> _What is being asked_: From the first line of the data through the line containing "END_HOUR = 42.573", return each line exactly.

::::::

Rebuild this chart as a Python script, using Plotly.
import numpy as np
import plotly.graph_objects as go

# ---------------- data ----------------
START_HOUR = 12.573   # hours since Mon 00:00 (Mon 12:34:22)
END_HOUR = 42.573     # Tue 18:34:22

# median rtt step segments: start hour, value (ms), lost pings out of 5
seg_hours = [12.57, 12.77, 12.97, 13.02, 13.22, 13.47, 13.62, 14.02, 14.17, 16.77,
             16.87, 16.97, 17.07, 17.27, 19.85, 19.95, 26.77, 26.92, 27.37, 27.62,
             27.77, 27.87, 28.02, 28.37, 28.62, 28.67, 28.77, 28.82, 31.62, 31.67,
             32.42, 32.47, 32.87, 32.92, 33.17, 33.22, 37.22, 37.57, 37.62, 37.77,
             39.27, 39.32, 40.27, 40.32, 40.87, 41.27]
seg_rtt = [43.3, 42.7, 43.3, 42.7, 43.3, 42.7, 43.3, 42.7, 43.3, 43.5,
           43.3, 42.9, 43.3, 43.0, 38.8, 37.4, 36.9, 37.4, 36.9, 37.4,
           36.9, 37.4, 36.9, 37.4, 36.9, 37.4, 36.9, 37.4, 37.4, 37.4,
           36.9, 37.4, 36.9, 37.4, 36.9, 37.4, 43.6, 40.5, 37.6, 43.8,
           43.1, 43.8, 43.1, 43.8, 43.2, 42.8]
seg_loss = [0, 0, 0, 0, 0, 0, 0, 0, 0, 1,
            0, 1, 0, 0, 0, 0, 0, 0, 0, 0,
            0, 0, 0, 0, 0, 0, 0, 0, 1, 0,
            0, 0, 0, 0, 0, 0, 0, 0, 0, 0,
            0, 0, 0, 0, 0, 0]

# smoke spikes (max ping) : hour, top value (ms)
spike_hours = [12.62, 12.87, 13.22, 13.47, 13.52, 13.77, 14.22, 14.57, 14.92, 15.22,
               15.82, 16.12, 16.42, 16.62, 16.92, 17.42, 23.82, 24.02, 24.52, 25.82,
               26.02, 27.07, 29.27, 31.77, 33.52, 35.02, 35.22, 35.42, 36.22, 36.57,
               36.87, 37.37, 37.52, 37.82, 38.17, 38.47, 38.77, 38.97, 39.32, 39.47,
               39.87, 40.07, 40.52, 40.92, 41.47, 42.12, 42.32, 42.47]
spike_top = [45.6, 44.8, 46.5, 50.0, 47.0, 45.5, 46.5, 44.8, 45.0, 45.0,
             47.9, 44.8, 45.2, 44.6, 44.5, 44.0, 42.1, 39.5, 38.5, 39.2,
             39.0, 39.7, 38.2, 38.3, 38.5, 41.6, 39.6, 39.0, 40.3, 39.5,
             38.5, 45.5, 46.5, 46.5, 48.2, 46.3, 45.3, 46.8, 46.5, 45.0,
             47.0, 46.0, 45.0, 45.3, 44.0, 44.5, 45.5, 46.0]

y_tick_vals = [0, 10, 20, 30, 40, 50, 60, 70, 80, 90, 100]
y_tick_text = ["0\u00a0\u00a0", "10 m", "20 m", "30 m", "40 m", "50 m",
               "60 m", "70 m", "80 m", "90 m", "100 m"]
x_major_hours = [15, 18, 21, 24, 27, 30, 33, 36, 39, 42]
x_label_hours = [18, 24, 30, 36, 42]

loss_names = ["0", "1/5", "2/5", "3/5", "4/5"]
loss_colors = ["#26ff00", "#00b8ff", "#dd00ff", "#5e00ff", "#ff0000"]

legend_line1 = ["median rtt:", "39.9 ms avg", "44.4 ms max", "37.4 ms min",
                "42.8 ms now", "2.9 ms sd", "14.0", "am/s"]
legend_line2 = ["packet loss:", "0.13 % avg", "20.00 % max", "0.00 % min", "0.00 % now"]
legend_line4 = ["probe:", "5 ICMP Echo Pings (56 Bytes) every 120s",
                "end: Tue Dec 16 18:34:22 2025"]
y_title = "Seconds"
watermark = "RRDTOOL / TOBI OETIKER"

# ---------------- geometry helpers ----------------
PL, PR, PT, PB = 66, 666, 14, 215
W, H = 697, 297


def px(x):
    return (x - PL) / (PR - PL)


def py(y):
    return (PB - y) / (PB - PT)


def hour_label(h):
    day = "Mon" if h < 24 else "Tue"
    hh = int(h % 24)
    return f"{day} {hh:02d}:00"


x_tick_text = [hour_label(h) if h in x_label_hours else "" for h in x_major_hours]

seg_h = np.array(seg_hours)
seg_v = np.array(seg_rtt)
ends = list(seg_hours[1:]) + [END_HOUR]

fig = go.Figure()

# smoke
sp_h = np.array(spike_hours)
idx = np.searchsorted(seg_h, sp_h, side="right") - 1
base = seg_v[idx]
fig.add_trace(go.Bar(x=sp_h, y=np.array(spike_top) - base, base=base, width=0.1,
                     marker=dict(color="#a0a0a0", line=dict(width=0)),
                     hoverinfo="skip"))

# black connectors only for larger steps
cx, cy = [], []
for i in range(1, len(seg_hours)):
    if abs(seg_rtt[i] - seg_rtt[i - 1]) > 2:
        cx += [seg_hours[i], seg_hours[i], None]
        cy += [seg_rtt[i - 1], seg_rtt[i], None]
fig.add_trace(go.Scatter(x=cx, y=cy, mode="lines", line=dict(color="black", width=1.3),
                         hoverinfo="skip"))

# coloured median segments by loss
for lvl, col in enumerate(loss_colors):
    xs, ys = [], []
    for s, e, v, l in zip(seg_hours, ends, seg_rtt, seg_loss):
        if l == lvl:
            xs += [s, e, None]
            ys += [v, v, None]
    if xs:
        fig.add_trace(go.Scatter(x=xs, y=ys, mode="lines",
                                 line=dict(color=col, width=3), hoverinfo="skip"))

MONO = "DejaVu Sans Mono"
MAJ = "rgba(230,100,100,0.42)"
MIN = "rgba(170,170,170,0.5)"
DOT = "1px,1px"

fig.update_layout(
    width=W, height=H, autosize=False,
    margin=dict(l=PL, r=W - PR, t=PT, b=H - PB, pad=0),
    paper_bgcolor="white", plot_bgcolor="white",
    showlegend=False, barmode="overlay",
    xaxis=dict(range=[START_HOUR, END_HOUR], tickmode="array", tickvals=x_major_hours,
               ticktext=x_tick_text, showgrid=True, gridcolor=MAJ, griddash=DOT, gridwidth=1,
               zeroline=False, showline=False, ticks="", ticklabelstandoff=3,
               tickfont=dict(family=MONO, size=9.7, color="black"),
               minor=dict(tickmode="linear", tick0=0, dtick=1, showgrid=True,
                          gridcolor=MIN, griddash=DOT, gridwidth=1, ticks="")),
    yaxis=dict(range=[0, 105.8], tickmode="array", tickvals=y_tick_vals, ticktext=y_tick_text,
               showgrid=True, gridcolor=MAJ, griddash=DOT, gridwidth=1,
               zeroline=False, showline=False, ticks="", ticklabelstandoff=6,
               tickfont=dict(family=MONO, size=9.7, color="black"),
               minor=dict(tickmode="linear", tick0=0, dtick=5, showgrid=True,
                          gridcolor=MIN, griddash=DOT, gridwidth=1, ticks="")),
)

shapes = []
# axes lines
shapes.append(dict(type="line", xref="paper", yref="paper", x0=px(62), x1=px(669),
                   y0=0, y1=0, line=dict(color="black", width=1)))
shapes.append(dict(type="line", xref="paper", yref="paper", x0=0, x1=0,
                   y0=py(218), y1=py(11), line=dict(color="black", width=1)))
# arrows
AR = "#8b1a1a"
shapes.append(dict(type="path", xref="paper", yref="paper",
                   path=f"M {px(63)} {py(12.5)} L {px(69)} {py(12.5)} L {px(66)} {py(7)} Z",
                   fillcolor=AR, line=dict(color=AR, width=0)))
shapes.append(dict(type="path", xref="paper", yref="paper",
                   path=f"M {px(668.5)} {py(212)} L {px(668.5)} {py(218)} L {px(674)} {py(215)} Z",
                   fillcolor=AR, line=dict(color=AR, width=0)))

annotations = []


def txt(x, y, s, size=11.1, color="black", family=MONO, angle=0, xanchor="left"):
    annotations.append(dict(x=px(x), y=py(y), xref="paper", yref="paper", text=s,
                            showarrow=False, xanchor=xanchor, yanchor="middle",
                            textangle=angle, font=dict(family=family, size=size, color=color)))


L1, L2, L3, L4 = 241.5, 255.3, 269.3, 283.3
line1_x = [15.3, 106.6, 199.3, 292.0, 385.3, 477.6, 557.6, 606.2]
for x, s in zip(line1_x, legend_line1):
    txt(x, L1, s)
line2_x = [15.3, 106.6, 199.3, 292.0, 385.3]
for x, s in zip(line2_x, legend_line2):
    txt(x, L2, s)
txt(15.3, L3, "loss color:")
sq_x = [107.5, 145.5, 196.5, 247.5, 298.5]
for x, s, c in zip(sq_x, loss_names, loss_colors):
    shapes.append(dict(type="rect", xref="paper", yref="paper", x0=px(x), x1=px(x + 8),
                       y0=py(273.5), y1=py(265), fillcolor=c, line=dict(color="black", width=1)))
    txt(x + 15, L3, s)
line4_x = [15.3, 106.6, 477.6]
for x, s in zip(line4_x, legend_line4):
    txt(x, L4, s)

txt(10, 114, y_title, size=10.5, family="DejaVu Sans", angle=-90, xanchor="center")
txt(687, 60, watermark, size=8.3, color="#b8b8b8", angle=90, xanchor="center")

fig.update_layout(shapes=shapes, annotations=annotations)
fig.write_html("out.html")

::::::

> _Final answer_:
Rebuild this chart as a Python script, using Plotly.
import numpy as np
import plotly.graph_objects as go

# ---------------- data ----------------
START_HOUR = 12.573   # hours since Mon 00:00 (Mon 12:34:22)
END_HOUR = 42.573     # Tue 18:34:22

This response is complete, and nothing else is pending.